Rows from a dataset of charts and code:

* begin *

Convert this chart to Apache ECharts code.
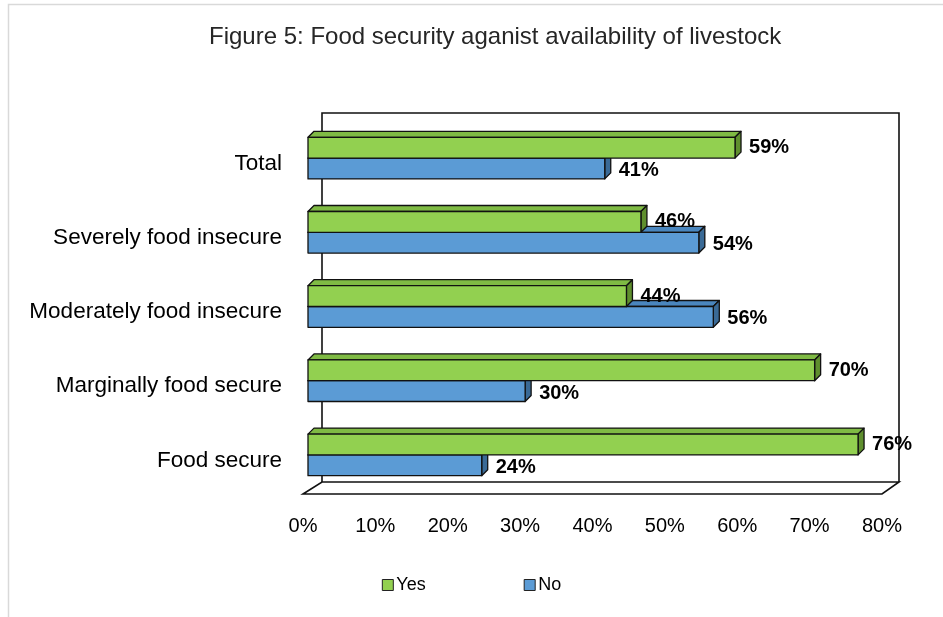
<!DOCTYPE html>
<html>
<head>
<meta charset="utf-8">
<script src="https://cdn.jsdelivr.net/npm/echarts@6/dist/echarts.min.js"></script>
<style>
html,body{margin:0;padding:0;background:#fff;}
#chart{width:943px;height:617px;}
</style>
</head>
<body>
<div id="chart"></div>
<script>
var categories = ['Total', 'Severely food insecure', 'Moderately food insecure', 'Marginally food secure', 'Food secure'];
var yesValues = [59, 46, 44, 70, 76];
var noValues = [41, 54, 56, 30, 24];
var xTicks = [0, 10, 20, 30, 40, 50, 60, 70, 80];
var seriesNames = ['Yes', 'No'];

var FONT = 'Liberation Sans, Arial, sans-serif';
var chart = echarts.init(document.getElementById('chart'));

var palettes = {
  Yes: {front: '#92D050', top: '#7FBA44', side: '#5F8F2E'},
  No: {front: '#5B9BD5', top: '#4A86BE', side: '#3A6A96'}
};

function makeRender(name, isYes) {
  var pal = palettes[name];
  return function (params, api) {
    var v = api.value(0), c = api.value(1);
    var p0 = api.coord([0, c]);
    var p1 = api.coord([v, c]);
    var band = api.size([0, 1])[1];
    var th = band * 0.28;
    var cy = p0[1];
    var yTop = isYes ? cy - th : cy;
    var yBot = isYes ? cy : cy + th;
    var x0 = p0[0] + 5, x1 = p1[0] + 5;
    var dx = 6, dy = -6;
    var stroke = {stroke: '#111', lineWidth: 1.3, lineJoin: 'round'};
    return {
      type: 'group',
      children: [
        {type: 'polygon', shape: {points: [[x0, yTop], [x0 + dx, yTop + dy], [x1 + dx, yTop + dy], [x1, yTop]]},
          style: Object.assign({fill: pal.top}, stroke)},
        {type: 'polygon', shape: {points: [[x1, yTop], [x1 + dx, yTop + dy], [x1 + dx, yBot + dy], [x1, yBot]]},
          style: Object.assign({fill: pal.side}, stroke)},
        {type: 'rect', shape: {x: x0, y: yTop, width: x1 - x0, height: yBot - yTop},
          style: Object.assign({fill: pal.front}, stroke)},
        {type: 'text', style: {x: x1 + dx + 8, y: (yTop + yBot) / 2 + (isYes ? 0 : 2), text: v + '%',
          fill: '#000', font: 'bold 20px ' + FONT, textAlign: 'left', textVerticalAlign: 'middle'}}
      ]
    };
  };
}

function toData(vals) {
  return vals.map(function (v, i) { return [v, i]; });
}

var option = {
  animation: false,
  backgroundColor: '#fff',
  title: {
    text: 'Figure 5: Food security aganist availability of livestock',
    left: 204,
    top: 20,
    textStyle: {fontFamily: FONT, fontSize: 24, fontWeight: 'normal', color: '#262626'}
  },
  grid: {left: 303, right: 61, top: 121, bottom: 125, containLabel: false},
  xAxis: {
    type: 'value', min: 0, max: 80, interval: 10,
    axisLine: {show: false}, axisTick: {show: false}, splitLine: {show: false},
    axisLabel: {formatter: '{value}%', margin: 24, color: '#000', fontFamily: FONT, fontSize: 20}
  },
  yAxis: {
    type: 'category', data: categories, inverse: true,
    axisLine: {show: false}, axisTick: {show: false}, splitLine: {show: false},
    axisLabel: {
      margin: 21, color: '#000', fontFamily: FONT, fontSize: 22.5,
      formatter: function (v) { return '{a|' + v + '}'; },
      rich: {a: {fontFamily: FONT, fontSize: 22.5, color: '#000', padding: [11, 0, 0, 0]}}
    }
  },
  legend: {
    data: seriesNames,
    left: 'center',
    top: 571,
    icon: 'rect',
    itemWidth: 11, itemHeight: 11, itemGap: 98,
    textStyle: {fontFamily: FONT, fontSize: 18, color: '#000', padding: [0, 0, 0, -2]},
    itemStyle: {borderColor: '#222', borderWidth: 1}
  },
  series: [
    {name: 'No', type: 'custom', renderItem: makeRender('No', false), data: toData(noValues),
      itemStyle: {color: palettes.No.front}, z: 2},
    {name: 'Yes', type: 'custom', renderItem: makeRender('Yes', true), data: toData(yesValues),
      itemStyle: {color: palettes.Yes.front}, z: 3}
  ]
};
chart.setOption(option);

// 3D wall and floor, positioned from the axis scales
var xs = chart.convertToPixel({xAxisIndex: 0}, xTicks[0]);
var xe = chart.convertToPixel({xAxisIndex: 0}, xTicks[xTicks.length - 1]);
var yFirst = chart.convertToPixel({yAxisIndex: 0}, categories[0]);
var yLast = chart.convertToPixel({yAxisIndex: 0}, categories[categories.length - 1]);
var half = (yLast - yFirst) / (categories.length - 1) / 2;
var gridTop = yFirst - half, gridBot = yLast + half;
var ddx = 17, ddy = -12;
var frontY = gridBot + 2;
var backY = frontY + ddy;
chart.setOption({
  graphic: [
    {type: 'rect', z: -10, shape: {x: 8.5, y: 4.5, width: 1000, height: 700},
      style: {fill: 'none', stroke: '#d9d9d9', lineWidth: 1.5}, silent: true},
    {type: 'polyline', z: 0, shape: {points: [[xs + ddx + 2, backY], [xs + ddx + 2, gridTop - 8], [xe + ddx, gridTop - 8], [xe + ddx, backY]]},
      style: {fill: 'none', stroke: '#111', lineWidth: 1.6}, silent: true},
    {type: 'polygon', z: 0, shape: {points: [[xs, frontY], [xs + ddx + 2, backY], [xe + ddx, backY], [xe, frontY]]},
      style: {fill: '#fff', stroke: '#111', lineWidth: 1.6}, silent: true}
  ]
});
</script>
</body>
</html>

* end *
* begin *

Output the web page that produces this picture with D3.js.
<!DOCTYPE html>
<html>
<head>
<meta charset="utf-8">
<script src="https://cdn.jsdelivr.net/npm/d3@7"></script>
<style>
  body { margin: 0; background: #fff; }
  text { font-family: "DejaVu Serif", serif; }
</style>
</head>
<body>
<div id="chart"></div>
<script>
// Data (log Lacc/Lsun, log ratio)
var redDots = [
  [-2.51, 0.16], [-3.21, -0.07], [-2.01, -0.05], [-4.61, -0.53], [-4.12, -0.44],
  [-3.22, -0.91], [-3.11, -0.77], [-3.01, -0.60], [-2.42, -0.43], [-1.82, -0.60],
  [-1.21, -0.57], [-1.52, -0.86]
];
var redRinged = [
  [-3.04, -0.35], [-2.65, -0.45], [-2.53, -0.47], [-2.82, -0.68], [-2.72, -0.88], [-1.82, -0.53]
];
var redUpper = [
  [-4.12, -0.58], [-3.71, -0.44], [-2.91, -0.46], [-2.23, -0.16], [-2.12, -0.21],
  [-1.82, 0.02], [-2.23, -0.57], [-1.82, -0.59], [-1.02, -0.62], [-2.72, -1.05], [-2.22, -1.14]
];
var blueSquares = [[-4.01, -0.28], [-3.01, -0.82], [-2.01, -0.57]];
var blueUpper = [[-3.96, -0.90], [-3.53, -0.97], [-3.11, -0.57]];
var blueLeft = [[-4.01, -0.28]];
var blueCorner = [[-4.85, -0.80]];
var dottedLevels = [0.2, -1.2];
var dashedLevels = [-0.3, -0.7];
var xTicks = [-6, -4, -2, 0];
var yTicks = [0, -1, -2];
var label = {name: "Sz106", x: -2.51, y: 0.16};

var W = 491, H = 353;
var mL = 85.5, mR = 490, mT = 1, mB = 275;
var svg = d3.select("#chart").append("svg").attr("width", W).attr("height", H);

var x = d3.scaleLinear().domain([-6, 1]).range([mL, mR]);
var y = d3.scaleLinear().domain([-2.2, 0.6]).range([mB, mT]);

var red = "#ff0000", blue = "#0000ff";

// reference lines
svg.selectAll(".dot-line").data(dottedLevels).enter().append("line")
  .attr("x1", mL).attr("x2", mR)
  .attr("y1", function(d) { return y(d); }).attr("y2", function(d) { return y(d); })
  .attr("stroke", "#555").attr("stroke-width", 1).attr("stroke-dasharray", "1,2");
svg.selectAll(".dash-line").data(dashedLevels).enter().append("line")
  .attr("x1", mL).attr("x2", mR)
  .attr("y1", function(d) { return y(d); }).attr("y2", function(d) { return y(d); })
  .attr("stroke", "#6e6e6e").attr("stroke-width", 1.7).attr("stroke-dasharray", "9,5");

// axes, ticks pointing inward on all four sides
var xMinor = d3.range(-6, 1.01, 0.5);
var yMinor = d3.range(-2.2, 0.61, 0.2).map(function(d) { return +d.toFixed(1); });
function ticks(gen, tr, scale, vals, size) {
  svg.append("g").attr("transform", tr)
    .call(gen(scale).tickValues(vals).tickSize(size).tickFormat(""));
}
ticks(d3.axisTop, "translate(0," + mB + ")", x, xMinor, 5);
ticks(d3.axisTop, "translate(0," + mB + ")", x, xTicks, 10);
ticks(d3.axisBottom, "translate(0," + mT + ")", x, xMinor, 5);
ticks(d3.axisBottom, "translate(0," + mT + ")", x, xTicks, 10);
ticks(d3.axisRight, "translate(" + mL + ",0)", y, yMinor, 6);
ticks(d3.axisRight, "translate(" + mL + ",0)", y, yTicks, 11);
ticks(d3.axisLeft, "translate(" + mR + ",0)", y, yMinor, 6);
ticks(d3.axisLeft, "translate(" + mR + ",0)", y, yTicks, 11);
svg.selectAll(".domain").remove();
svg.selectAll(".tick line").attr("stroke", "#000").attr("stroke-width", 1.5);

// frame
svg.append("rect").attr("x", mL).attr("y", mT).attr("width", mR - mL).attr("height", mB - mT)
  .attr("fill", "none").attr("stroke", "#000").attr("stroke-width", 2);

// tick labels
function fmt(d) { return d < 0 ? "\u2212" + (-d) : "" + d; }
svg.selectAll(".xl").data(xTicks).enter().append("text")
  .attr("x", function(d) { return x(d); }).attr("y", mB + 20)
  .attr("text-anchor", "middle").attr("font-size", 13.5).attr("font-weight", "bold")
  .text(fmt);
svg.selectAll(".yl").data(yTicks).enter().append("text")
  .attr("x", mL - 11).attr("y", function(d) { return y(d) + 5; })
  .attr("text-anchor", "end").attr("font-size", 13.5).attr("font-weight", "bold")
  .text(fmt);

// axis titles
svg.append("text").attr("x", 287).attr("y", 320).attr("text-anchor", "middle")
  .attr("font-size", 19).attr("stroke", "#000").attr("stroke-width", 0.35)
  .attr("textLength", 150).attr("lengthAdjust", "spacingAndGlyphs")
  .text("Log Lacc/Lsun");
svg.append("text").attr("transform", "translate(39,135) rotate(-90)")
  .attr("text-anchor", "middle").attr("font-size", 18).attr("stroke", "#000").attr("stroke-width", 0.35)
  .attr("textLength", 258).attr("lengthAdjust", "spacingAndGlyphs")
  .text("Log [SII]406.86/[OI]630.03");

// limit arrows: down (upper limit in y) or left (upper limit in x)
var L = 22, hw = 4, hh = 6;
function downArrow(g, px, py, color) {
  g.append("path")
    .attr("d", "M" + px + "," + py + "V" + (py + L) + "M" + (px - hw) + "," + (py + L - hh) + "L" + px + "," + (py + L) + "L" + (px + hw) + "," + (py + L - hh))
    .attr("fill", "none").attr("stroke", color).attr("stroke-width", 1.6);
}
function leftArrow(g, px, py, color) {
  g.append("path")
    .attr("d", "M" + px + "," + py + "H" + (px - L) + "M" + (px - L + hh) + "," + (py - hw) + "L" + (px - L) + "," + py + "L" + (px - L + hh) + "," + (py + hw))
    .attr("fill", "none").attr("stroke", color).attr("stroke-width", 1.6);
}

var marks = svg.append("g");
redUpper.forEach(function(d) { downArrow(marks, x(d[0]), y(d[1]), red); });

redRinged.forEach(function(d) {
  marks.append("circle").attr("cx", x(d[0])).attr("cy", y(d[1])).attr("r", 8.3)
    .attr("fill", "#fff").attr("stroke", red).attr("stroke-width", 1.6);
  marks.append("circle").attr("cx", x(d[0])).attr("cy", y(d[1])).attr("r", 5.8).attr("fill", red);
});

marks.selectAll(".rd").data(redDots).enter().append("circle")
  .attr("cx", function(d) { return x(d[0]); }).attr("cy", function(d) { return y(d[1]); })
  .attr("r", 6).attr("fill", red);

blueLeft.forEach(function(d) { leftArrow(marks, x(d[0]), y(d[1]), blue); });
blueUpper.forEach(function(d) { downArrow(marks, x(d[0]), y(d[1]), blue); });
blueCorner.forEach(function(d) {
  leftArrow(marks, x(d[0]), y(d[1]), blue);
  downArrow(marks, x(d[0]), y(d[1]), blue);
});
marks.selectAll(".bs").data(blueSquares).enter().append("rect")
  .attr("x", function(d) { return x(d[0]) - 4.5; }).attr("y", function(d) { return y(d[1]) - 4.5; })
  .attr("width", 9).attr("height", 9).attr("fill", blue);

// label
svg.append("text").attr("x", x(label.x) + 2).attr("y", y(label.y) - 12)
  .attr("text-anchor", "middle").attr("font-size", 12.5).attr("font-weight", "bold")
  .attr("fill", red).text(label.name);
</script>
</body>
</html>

* end *

-- Set task --
Extract from the material above the stretch running from the line containing "Convert this chart to Apache ECharts code." through the line containing "var chart = echarts.init(document.getElementById('chart'));". Keep the text exact and the pictures out.

-- Finished answer --
Convert this chart to Apache ECharts code.
<!DOCTYPE html>
<html>
<head>
<meta charset="utf-8">
<script src="https://cdn.jsdelivr.net/npm/echarts@6/dist/echarts.min.js"></script>
<style>
html,body{margin:0;padding:0;background:#fff;}
#chart{width:943px;height:617px;}
</style>
</head>
<body>
<div id="chart"></div>
<script>
var categories = ['Total', 'Severely food insecure', 'Moderately food insecure', 'Marginally food secure', 'Food secure'];
var yesValues = [59, 46, 44, 70, 76];
var noValues = [41, 54, 56, 30, 24];
var xTicks = [0, 10, 20, 30, 40, 50, 60, 70, 80];
var seriesNames = ['Yes', 'No'];

var FONT = 'Liberation Sans, Arial, sans-serif';
var chart = echarts.init(document.getElementById('chart'));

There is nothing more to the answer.